▶ Input rows
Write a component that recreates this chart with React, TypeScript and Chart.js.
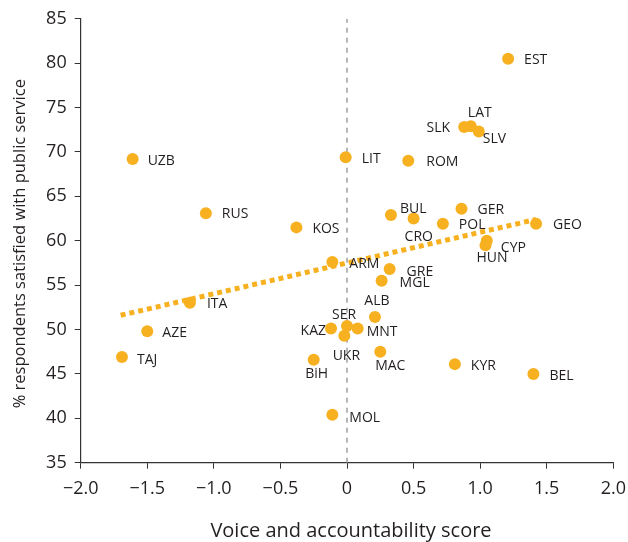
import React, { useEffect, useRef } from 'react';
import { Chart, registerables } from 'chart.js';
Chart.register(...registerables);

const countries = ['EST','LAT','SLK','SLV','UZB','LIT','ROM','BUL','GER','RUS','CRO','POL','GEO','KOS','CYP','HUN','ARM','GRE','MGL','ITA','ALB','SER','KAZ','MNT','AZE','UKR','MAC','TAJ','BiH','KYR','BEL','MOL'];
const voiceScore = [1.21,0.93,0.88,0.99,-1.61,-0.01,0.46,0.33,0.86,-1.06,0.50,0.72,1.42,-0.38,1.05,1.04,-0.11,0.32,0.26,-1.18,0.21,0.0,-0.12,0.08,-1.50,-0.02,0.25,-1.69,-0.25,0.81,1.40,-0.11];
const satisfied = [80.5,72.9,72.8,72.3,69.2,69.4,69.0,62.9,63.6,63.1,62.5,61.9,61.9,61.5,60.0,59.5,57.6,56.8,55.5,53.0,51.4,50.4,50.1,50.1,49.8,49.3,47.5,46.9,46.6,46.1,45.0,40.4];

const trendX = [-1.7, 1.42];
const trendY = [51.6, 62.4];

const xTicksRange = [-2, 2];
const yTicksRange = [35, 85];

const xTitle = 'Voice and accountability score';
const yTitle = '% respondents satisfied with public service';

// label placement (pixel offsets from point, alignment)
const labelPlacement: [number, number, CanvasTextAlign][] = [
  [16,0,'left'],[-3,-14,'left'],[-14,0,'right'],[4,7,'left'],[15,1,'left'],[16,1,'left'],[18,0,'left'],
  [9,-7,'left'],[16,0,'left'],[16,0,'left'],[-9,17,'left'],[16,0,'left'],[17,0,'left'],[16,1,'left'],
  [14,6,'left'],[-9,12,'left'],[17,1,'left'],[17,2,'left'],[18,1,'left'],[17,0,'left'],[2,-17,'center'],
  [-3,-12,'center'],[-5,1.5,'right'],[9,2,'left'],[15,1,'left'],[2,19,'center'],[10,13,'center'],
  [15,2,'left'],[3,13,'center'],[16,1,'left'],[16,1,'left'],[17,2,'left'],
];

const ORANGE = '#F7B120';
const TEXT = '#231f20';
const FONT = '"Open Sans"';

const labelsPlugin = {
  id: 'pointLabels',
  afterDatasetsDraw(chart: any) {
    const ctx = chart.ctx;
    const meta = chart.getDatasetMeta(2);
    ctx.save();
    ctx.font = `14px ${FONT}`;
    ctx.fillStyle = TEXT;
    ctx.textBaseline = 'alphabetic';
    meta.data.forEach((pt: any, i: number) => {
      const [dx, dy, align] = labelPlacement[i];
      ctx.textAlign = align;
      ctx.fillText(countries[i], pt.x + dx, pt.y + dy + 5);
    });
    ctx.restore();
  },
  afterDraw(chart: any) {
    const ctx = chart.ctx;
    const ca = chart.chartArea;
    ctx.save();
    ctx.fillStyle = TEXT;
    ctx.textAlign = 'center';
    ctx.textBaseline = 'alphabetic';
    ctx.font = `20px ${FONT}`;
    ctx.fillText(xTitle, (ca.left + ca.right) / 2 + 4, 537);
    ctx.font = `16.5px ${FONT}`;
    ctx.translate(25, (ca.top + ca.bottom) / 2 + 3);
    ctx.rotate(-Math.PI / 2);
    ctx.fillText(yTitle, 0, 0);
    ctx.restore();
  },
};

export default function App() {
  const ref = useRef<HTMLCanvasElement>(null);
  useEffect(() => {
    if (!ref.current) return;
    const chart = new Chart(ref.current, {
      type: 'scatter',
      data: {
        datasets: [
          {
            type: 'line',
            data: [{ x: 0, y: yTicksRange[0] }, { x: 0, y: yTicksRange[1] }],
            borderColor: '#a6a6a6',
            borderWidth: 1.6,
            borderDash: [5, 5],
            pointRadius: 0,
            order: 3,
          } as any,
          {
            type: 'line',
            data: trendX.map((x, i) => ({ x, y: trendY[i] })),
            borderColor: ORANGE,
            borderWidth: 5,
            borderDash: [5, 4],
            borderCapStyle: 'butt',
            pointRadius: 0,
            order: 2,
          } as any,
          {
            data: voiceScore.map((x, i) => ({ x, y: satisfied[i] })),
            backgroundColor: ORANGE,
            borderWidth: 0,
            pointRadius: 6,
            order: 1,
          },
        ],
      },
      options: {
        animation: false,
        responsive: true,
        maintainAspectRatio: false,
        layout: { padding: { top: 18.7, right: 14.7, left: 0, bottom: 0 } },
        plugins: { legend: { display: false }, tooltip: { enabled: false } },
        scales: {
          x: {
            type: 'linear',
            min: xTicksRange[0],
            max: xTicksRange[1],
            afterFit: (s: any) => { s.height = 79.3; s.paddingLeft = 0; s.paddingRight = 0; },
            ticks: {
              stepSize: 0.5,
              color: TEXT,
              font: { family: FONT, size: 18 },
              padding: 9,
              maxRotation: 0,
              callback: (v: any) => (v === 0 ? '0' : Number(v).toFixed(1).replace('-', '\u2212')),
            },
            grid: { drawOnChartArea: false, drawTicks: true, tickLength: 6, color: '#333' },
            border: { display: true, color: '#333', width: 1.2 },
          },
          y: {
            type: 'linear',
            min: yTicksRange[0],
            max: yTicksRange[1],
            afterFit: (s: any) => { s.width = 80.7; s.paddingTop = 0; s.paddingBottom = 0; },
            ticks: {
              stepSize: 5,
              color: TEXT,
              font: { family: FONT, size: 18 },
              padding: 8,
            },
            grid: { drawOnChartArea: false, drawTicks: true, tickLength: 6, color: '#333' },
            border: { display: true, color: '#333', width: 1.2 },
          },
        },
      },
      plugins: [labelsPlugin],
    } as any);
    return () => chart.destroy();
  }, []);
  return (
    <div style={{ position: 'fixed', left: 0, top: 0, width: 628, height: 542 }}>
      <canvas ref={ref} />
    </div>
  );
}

* * *

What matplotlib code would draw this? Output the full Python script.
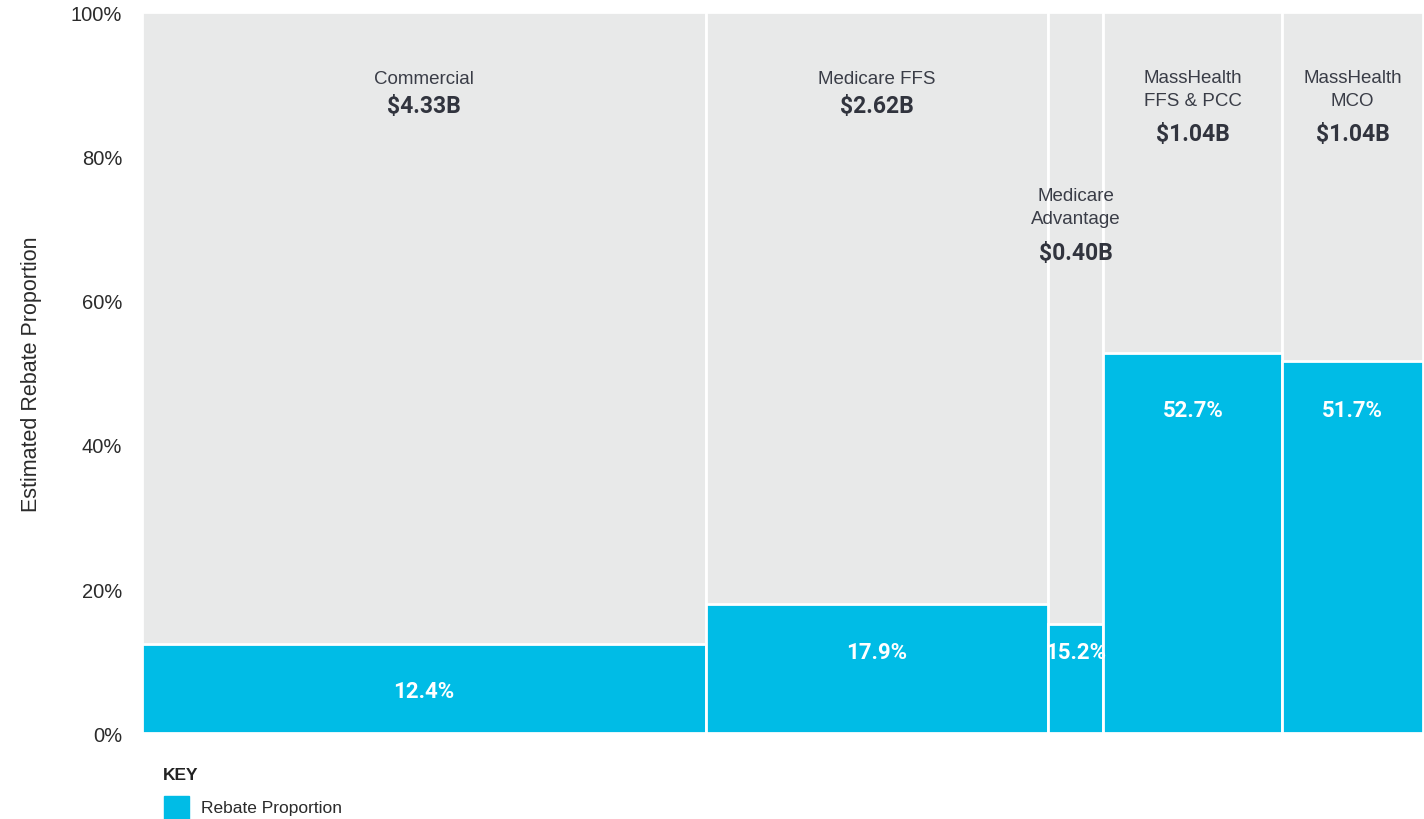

* * *

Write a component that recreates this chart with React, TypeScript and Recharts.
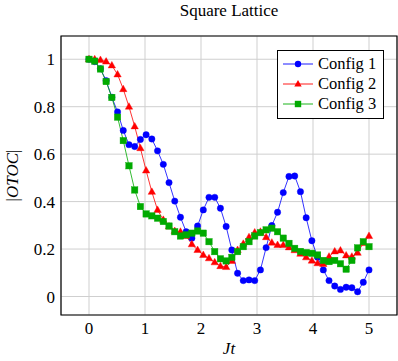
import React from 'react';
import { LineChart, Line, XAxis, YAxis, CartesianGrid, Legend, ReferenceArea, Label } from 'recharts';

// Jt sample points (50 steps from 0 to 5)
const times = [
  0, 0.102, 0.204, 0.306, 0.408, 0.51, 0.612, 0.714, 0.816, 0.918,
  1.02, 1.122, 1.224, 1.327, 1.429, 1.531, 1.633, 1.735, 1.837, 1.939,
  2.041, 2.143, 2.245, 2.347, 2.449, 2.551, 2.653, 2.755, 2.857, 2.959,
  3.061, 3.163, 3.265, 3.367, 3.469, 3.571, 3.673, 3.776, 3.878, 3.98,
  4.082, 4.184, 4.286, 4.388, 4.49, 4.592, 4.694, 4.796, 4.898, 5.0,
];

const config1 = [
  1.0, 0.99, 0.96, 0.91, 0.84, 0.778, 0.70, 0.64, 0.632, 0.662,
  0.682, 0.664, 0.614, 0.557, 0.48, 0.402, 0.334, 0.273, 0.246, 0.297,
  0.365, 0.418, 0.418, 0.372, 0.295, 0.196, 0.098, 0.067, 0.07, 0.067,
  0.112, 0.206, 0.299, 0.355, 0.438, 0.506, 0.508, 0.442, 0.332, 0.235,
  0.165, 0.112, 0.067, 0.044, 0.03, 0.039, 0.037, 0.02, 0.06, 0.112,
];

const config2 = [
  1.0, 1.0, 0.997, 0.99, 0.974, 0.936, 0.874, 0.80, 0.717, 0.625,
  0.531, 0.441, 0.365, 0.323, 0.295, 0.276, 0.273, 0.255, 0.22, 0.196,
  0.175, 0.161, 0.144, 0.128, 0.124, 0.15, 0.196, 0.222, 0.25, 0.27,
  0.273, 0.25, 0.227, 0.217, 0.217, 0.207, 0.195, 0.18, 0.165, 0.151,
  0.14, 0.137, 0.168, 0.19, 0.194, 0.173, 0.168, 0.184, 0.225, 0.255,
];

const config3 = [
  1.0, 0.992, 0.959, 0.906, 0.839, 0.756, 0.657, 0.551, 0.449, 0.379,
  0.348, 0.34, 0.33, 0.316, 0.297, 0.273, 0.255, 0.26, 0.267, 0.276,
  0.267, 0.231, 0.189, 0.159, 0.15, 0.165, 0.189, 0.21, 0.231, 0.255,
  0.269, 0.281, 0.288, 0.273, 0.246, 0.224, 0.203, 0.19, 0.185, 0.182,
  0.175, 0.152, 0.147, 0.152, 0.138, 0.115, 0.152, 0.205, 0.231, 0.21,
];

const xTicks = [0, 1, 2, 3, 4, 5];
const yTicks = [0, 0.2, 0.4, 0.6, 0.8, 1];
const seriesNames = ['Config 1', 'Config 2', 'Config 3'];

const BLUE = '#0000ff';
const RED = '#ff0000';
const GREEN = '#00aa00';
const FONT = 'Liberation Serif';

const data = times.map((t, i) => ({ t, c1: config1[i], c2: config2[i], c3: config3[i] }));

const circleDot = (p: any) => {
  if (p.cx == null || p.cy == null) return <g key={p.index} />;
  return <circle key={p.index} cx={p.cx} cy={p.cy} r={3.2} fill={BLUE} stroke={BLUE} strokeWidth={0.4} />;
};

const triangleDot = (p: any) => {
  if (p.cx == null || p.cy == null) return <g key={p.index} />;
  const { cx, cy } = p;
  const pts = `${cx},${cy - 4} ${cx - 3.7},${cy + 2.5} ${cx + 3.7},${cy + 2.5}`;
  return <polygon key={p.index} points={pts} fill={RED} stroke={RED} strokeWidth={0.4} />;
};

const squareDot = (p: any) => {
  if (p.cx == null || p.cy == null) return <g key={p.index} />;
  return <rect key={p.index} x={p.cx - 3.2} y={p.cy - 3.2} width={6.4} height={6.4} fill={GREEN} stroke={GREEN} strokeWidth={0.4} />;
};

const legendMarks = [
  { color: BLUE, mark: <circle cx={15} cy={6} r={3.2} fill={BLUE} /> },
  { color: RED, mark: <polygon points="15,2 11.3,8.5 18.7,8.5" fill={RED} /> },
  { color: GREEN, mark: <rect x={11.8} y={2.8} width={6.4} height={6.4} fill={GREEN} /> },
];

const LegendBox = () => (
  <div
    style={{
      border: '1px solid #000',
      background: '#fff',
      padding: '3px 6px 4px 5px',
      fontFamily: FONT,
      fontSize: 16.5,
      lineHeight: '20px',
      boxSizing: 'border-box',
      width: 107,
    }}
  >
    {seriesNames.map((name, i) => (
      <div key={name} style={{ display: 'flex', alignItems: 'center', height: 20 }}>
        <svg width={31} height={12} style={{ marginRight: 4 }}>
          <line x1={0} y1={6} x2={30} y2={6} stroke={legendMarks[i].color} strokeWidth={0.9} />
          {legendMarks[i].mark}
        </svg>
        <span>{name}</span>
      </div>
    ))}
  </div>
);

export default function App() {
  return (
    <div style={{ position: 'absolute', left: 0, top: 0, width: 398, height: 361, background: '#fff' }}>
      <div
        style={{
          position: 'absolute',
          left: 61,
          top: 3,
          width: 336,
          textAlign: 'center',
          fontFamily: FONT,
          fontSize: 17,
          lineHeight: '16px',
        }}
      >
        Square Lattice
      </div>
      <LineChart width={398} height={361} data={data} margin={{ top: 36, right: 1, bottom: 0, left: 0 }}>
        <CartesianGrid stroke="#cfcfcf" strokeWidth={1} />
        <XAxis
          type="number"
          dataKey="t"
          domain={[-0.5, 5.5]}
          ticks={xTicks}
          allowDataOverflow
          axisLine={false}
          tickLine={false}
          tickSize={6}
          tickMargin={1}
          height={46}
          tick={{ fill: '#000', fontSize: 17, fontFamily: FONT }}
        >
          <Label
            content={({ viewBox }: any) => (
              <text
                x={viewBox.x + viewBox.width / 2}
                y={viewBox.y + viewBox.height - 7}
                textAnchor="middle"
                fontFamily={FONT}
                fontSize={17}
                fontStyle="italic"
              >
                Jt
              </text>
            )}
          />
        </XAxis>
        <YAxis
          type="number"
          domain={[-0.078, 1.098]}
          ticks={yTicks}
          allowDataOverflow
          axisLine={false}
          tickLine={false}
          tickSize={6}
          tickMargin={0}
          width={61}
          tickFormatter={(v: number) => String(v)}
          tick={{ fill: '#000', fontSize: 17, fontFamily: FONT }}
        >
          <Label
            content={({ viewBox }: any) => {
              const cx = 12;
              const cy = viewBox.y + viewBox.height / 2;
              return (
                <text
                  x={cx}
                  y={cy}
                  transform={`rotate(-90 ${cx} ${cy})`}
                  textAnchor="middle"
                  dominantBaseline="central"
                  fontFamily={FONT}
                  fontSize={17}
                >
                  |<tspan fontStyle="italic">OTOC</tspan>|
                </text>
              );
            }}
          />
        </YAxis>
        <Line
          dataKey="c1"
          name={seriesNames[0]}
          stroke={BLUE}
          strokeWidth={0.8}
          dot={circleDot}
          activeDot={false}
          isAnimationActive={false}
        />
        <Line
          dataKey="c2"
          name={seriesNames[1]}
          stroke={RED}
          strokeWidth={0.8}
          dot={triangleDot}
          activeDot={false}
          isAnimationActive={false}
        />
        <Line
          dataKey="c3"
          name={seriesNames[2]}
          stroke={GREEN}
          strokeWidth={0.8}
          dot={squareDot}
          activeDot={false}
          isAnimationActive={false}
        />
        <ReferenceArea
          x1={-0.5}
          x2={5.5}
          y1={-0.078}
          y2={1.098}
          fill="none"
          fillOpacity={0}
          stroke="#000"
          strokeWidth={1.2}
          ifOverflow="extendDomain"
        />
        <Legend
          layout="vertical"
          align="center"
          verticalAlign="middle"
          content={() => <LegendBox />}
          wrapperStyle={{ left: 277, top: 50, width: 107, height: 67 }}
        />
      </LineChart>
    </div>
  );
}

▶ Stated goal
Identify the lines above that contain the word "with", then copy them.

▶ Answer to the task
Write a component that recreates this chart with React, TypeScript and Chart.js.
const yTitle = '% respondents satisfied with public service';
Write a component that recreates this chart with React, TypeScript and Recharts.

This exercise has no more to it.